_Stored rows_.
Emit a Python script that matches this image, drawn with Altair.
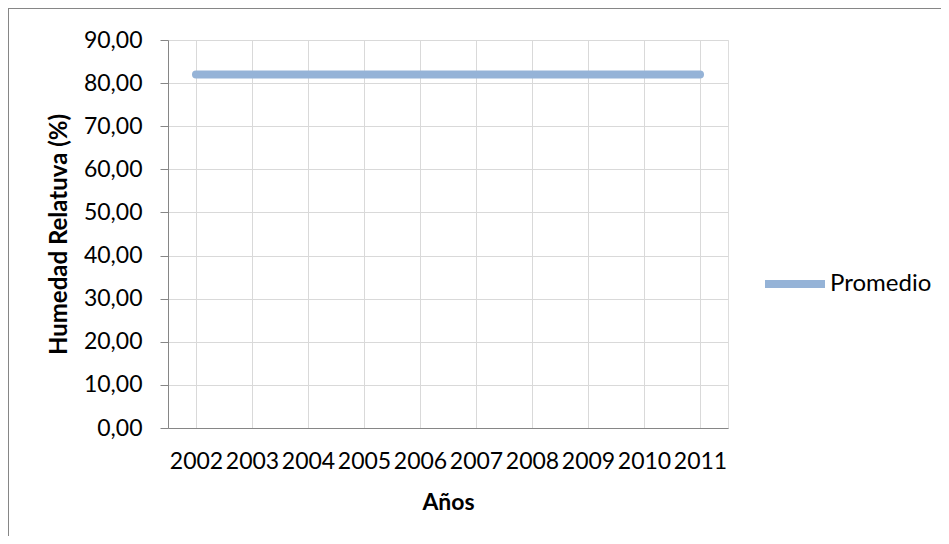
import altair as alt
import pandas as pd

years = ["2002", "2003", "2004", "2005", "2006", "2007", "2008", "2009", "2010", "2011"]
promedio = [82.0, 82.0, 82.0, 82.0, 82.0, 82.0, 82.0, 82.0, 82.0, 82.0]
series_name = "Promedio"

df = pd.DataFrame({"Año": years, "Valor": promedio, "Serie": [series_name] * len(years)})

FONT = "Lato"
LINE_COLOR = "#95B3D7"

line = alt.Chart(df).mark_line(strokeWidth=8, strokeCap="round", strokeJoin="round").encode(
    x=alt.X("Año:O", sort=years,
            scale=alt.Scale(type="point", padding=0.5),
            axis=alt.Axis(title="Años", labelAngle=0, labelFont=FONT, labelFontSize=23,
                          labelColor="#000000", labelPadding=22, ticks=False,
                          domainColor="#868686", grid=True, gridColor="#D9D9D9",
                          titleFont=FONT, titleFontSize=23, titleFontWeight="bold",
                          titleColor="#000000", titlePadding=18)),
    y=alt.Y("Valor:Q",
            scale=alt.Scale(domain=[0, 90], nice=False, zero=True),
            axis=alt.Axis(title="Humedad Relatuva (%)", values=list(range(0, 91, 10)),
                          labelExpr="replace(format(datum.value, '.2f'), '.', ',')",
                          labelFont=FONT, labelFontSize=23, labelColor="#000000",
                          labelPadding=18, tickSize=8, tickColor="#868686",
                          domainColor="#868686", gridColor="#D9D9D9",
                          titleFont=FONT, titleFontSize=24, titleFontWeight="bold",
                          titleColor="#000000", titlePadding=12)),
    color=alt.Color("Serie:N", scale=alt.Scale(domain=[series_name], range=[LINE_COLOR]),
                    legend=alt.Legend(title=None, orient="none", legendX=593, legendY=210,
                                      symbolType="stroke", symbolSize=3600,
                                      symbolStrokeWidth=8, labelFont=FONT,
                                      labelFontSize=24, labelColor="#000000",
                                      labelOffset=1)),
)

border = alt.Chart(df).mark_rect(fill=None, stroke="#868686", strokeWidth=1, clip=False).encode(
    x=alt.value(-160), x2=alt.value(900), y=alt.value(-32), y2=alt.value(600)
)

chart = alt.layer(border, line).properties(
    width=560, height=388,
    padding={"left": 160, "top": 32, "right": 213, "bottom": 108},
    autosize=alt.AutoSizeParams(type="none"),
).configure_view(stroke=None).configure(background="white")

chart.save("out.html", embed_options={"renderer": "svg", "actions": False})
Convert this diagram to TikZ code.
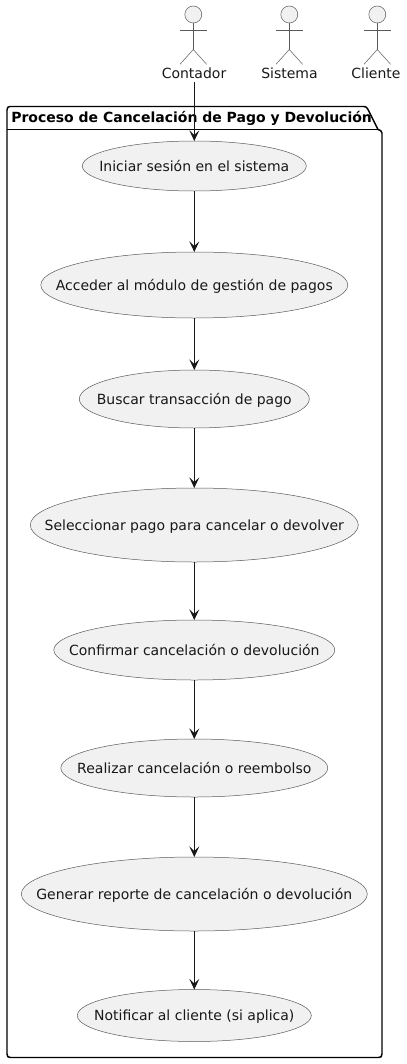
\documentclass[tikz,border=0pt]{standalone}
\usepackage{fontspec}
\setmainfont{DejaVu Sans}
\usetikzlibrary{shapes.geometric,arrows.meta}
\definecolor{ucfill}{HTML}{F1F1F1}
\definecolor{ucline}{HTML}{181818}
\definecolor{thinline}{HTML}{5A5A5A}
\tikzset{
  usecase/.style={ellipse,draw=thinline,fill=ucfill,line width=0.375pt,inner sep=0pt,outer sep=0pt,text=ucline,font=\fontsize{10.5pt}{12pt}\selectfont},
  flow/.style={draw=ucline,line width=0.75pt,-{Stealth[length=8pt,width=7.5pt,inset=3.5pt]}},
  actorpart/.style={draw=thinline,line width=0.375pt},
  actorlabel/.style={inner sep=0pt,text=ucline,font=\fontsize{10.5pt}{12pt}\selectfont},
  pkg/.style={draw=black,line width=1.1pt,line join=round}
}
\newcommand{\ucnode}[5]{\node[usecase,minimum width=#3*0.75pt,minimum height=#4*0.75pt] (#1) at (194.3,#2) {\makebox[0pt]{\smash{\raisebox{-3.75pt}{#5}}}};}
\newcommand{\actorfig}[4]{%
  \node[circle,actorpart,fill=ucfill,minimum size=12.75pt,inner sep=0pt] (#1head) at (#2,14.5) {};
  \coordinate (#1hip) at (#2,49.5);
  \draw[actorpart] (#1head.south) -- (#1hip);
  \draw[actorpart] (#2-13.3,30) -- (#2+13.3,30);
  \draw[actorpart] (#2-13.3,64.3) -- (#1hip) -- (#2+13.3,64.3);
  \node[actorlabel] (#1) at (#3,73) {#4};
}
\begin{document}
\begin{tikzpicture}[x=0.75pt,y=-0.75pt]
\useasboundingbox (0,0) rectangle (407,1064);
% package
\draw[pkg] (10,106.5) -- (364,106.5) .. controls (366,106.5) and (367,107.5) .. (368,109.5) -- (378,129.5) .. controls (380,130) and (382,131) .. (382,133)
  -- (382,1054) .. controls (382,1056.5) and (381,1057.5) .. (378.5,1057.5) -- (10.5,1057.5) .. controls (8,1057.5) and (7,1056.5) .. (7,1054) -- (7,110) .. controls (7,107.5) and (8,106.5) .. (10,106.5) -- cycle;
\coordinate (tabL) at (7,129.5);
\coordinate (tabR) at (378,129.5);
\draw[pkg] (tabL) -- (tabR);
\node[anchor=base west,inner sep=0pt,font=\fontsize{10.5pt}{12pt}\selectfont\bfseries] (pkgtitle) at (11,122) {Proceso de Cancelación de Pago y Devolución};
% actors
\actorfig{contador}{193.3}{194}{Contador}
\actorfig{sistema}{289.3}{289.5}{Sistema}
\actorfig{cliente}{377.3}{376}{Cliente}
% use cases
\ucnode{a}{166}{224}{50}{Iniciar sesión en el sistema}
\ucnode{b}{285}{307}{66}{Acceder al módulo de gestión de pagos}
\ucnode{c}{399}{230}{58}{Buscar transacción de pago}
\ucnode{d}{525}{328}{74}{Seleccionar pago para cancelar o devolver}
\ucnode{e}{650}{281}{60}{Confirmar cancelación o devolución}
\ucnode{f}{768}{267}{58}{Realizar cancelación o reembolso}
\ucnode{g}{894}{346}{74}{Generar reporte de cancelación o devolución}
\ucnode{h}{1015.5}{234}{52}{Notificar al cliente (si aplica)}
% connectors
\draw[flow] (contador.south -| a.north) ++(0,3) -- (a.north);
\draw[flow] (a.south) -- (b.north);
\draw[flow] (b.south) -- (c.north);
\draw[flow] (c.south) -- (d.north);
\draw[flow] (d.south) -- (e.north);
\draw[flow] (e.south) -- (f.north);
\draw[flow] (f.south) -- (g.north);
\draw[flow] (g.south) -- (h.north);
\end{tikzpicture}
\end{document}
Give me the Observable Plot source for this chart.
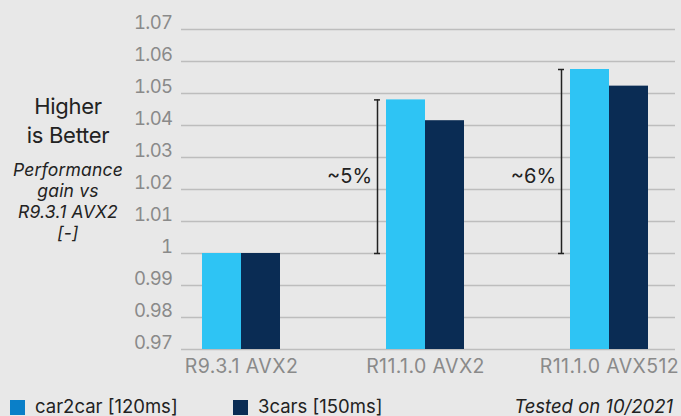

_Direction_. Give every line of the material that includes the string "this".

_Reply to the exercise_.
Emit a Python script that matches this image, drawn with Altair.
Convert this diagram to TikZ code.
Give me the Observable Plot source for this chart.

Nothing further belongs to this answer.